▶ _TASK REQUIREMENTS_
Copy out every line that contains the word "matplotlib".

┌─ DATASET EXTRACT

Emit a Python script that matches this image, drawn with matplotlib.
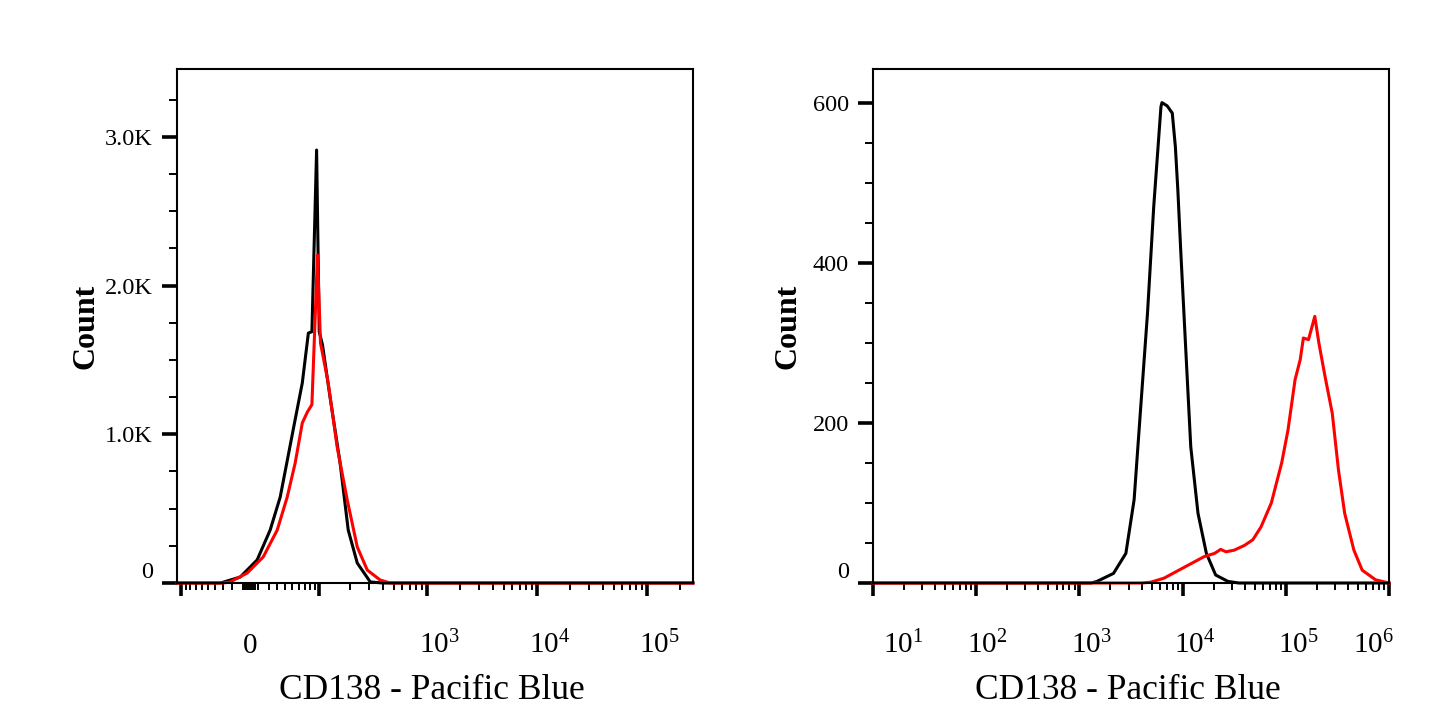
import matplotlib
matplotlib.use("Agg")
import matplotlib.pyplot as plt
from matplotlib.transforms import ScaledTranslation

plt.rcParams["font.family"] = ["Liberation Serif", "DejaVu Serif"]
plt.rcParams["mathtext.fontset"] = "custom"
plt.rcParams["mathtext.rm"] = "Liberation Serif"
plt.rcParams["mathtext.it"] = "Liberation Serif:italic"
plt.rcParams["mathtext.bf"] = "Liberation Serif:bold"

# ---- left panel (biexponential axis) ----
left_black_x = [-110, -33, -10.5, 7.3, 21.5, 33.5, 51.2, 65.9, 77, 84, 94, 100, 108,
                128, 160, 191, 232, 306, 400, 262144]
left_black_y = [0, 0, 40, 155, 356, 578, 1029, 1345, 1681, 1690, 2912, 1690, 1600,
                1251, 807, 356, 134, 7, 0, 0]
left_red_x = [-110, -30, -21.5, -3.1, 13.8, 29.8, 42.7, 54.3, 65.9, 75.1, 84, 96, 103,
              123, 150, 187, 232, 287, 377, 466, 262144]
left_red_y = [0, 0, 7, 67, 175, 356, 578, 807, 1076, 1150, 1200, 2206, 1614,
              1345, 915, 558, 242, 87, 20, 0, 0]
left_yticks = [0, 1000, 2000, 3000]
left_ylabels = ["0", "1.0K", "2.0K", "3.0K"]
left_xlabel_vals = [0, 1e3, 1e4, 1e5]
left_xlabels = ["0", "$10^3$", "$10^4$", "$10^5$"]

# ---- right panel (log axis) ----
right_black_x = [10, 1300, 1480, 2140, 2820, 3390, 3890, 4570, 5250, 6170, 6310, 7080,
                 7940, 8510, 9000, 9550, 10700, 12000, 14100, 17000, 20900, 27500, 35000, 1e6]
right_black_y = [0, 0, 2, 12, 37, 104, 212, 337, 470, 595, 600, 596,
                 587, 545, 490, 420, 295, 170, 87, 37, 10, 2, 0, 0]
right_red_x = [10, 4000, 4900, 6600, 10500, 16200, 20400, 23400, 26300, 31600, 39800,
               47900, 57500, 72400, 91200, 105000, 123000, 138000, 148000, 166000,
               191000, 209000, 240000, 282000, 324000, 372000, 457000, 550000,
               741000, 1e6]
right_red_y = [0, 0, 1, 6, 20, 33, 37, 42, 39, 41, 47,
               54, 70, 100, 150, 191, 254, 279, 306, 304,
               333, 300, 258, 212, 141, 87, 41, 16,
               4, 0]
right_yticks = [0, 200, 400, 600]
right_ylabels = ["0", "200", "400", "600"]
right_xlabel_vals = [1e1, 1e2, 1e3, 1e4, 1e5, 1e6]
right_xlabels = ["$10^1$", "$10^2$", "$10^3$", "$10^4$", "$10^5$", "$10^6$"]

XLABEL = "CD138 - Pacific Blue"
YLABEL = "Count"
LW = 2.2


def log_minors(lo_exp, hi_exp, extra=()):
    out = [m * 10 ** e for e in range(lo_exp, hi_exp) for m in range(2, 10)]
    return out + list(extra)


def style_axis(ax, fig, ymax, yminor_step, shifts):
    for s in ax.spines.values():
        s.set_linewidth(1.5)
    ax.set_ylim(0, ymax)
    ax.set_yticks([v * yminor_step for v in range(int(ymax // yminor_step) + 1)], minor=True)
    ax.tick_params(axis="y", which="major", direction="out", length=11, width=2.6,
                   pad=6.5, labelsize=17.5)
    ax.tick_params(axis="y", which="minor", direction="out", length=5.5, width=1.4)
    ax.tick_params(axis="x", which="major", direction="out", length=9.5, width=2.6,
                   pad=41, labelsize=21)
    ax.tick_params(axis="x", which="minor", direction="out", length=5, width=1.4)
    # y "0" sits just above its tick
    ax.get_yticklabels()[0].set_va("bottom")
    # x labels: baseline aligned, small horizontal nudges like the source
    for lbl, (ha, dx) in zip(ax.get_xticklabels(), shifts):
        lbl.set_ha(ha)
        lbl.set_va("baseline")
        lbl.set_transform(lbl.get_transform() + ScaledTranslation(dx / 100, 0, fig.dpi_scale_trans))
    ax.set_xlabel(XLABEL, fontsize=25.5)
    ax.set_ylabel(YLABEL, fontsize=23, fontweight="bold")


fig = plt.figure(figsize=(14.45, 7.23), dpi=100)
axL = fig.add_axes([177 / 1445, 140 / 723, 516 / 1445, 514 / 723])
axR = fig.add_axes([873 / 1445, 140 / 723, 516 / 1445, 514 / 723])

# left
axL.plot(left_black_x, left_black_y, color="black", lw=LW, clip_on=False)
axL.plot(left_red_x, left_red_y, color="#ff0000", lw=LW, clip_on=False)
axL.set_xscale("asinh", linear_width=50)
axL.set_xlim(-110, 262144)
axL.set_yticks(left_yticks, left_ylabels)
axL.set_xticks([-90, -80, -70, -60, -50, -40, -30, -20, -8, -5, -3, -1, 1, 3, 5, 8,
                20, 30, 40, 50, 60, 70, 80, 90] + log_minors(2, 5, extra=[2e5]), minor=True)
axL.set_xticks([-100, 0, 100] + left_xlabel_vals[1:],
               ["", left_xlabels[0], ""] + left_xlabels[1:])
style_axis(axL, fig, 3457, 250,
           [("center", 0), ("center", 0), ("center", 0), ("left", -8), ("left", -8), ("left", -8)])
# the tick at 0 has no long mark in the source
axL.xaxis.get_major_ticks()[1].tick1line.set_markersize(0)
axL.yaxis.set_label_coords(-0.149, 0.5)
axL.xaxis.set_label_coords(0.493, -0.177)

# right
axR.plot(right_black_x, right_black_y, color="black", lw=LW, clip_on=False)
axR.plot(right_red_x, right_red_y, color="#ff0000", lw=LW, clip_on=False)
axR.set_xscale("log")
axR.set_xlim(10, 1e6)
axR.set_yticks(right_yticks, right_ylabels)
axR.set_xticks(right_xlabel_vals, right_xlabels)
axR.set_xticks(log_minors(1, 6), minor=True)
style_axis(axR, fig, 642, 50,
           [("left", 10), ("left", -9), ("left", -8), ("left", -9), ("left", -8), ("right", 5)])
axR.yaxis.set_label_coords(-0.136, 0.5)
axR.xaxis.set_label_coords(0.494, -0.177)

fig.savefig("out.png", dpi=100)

└─

▶ _SOLUTION BELOW_
Emit a Python script that matches this image, drawn with matplotlib.
import matplotlib
matplotlib.use("Agg")
import matplotlib.pyplot as plt
from matplotlib.transforms import ScaledTranslation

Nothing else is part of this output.